Work to complete:
Quote the data below in full, minus the images.

Stored data:
_____
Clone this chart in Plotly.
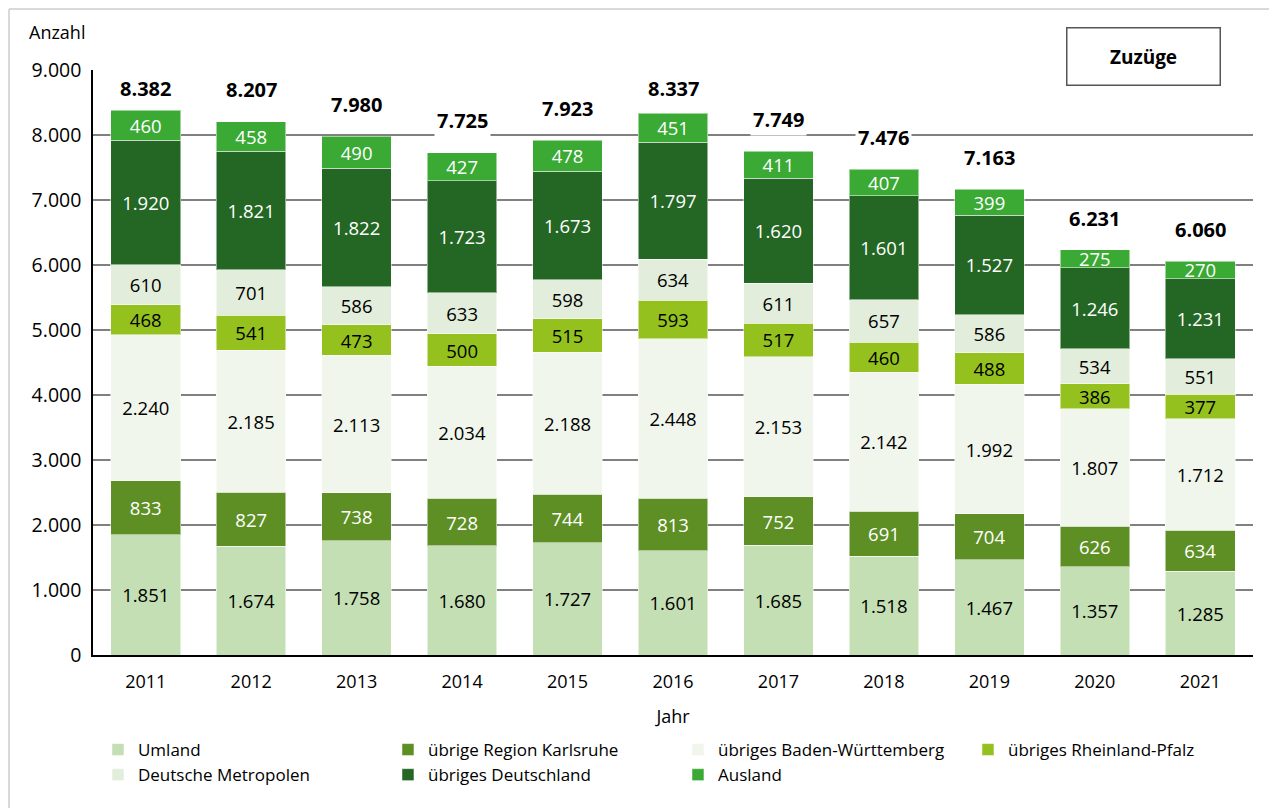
import plotly.graph_objects as go

# data (Zuzüge nach Herkunft)
years = ['2011', '2012', '2013', '2014', '2015', '2016', '2017', '2018', '2019', '2020', '2021']

umland = [1851, 1674, 1758, 1680, 1727, 1601, 1685, 1518, 1467, 1357, 1285]
region_karlsruhe = [833, 827, 738, 728, 744, 813, 752, 691, 704, 626, 634]
baden_wuerttemberg = [2240, 2185, 2113, 2034, 2188, 2448, 2153, 2142, 1992, 1807, 1712]
rheinland_pfalz = [468, 541, 473, 500, 515, 593, 517, 460, 488, 386, 377]
metropolen = [610, 701, 586, 633, 598, 634, 611, 657, 586, 534, 551]
deutschland = [1920, 1821, 1822, 1723, 1673, 1797, 1620, 1601, 1527, 1246, 1231]
ausland = [460, 458, 490, 427, 478, 451, 411, 407, 399, 275, 270]

totals = [8382, 8207, 7980, 7725, 7923, 8337, 7749, 7476, 7163, 6231, 6060]

series = [
    ('Umland', umland, '#c4dfb3', 'black'),
    ('übrige Region Karlsruhe', region_karlsruhe, '#5e8f24', 'white'),
    ('übriges Baden-Württemberg', baden_wuerttemberg, '#f1f6ec', 'black'),
    ('übriges Rheinland-Pfalz', rheinland_pfalz, '#95c11f', 'black'),
    ('Deutsche Metropolen', metropolen, '#e2eedb', 'black'),
    ('übriges Deutschland', deutschland, '#246724', 'white'),
    ('Ausland', ausland, '#3aaa35', 'white'),
]

FONT = 'Open Sans'
W, H = 1269, 800          # page has an 8px body margin, keep it inside the window
ML, MR, MT, MB = 85, 24, 62, 153
PW, PH = W - ML - MR, H - MT - MB


def fmt(v):
    return f'{v:,}'.replace(',', '.')


fig = go.Figure()
for name, vals, col, txtcol in series:
    fig.add_trace(go.Bar(
        x=years, y=vals, name=name,
        marker=dict(color=col, line=dict(color='rgba(255,255,255,0.5)', width=1)),
        text=[fmt(v) for v in vals], textposition='inside', insidetextanchor='middle',
        textangle=0, constraintext='none',
        textfont=dict(family=FONT, size=18.5, color=txtcol),
        hoverinfo='skip',
    ))

# totals above the bars (pushed down when they would hit the top)
for i, tot in enumerate(totals):
    fig.add_annotation(x=i, y=min(tot + 492, 8708), text=f'<b>{fmt(tot)}</b>', showarrow=False,
                       yanchor='middle', bgcolor='white', borderpad=2,
                       font=dict(family=FONT, size=20, color='black'))

# "Zuzüge" box
fig.add_annotation(xref='paper', yref='paper', x=0.9056, y=1.023,
                   xanchor='center', yanchor='middle',
                   text='<b>Zuzüge</b>', showarrow=False,
                   width=150, height=54, bgcolor='white',
                   bordercolor='#555555', borderwidth=1.5,
                   font=dict(family=FONT, size=19, color='black'))

fig.add_annotation(xref='paper', yref='paper', x=(19 - ML) / PW, y=1 + (MT - 24) / PH,
                   xanchor='left', yanchor='middle', text='Anzahl', showarrow=False,
                   font=dict(family=FONT, size=18, color='black'))

# outer frame (top and left)
fx, fy = -(ML - 1) / PW, 1 + (MT - 1) / PH
fig.add_shape(type='line', xref='paper', yref='paper', x0=fx, x1=1 + MR / PW, y0=fy, y1=fy,
              line=dict(color='#cccccc', width=1.5))
fig.add_shape(type='line', xref='paper', yref='paper', x0=fx, x1=fx, y0=fy, y1=-MB / PH,
              line=dict(color='#cccccc', width=1.5))

fig.update_layout(
    width=W, height=H,
    barmode='stack', bargap=0.34,
    separators=',.',
    plot_bgcolor='white', paper_bgcolor='white',
    margin=dict(l=ML, r=MR, t=MT, b=MB, autoexpand=False),
    font=dict(family=FONT, size=18, color='black'),
    xaxis=dict(type='category', title=dict(text='Jahr', font=dict(size=18), standoff=18),
               showline=True, linecolor='black', linewidth=1.5,
               ticks='', ticklabelstandoff=10, tickfont=dict(size=18)),
    yaxis=dict(range=[0, 9000], dtick=1000, tickformat=',d',
               showgrid=True, gridcolor='#808080', gridwidth=1.5,
               showline=True, linecolor='black', linewidth=1.5,
               zeroline=False, ticks='', ticklabelstandoff=6, tickfont=dict(size=19.5)),
    legend=dict(orientation='h', xref='container', yref='container',
                x=0.0709, xanchor='left', y=0.095, yanchor='top',
                entrywidth=245, entrywidthmode='pixels', traceorder='normal',
                font=dict(family=FONT, size=17), itemwidth=30, tracegroupgap=0),
)

fig.write_html('out.html')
_____
Response:
Clone this chart in Plotly.
import plotly.graph_objects as go

# data (Zuzüge nach Herkunft)
years = ['2011', '2012', '2013', '2014', '2015', '2016', '2017', '2018', '2019', '2020', '2021']

umland = [1851, 1674, 1758, 1680, 1727, 1601, 1685, 1518, 1467, 1357, 1285]
region_karlsruhe = [833, 827, 738, 728, 744, 813, 752, 691, 704, 626, 634]
baden_wuerttemberg = [2240, 2185, 2113, 2034, 2188, 2448, 2153, 2142, 1992, 1807, 1712]
rheinland_pfalz = [468, 541, 473, 500, 515, 593, 517, 460, 488, 386, 377]
metropolen = [610, 701, 586, 633, 598, 634, 611, 657, 586, 534, 551]
deutschland = [1920, 1821, 1822, 1723, 1673, 1797, 1620, 1601, 1527, 1246, 1231]
ausland = [460, 458, 490, 427, 478, 451, 411, 407, 399, 275, 270]

totals = [8382, 8207, 7980, 7725, 7923, 8337, 7749, 7476, 7163, 6231, 6060]

series = [
    ('Umland', umland, '#c4dfb3', 'black'),
    ('übrige Region Karlsruhe', region_karlsruhe, '#5e8f24', 'white'),
    ('übriges Baden-Württemberg', baden_wuerttemberg, '#f1f6ec', 'black'),
    ('übriges Rheinland-Pfalz', rheinland_pfalz, '#95c11f', 'black'),
    ('Deutsche Metropolen', metropolen, '#e2eedb', 'black'),
    ('übriges Deutschland', deutschland, '#246724', 'white'),
    ('Ausland', ausland, '#3aaa35', 'white'),
]

FONT = 'Open Sans'
W, H = 1269, 800          # page has an 8px body margin, keep it inside the window
ML, MR, MT, MB = 85, 24, 62, 153
PW, PH = W - ML - MR, H - MT - MB


def fmt(v):
    return f'{v:,}'.replace(',', '.')


fig = go.Figure()
for name, vals, col, txtcol in series:
    fig.add_trace(go.Bar(
        x=years, y=vals, name=name,
        marker=dict(color=col, line=dict(color='rgba(255,255,255,0.5)', width=1)),
        text=[fmt(v) for v in vals], textposition='inside', insidetextanchor='middle',
        textangle=0, constraintext='none',
        textfont=dict(family=FONT, size=18.5, color=txtcol),
        hoverinfo='skip',
    ))

# totals above the bars (pushed down when they would hit the top)
for i, tot in enumerate(totals):
    fig.add_annotation(x=i, y=min(tot + 492, 8708), text=f'<b>{fmt(tot)}</b>', showarrow=False,
                       yanchor='middle', bgcolor='white', borderpad=2,
                       font=dict(family=FONT, size=20, color='black'))

# "Zuzüge" box
fig.add_annotation(xref='paper', yref='paper', x=0.9056, y=1.023,
                   xanchor='center', yanchor='middle',
                   text='<b>Zuzüge</b>', showarrow=False,
                   width=150, height=54, bgcolor='white',
                   bordercolor='#555555', borderwidth=1.5,
                   font=dict(family=FONT, size=19, color='black'))

fig.add_annotation(xref='paper', yref='paper', x=(19 - ML) / PW, y=1 + (MT - 24) / PH,
                   xanchor='left', yanchor='middle', text='Anzahl', showarrow=False,
                   font=dict(family=FONT, size=18, color='black'))

# outer frame (top and left)
fx, fy = -(ML - 1) / PW, 1 + (MT - 1) / PH
fig.add_shape(type='line', xref='paper', yref='paper', x0=fx, x1=1 + MR / PW, y0=fy, y1=fy,
              line=dict(color='#cccccc', width=1.5))
fig.add_shape(type='line', xref='paper', yref='paper', x0=fx, x1=fx, y0=fy, y1=-MB / PH,
              line=dict(color='#cccccc', width=1.5))

fig.update_layout(
    width=W, height=H,
    barmode='stack', bargap=0.34,
    separators=',.',
    plot_bgcolor='white', paper_bgcolor='white',
    margin=dict(l=ML, r=MR, t=MT, b=MB, autoexpand=False),
    font=dict(family=FONT, size=18, color='black'),
    xaxis=dict(type='category', title=dict(text='Jahr', font=dict(size=18), standoff=18),
               showline=True, linecolor='black', linewidth=1.5,
               ticks='', ticklabelstandoff=10, tickfont=dict(size=18)),
    yaxis=dict(range=[0, 9000], dtick=1000, tickformat=',d',
               showgrid=True, gridcolor='#808080', gridwidth=1.5,
               showline=True, linecolor='black', linewidth=1.5,
               zeroline=False, ticks='', ticklabelstandoff=6, tickfont=dict(size=19.5)),
    legend=dict(orientation='h', xref='container', yref='container',
                x=0.0709, xanchor='left', y=0.095, yanchor='top',
                entrywidth=245, entrywidthmode='pixels', traceorder='normal',
                font=dict(family=FONT, size=17), itemwidth=30, tracegroupgap=0),
)

fig.write_html('out.html')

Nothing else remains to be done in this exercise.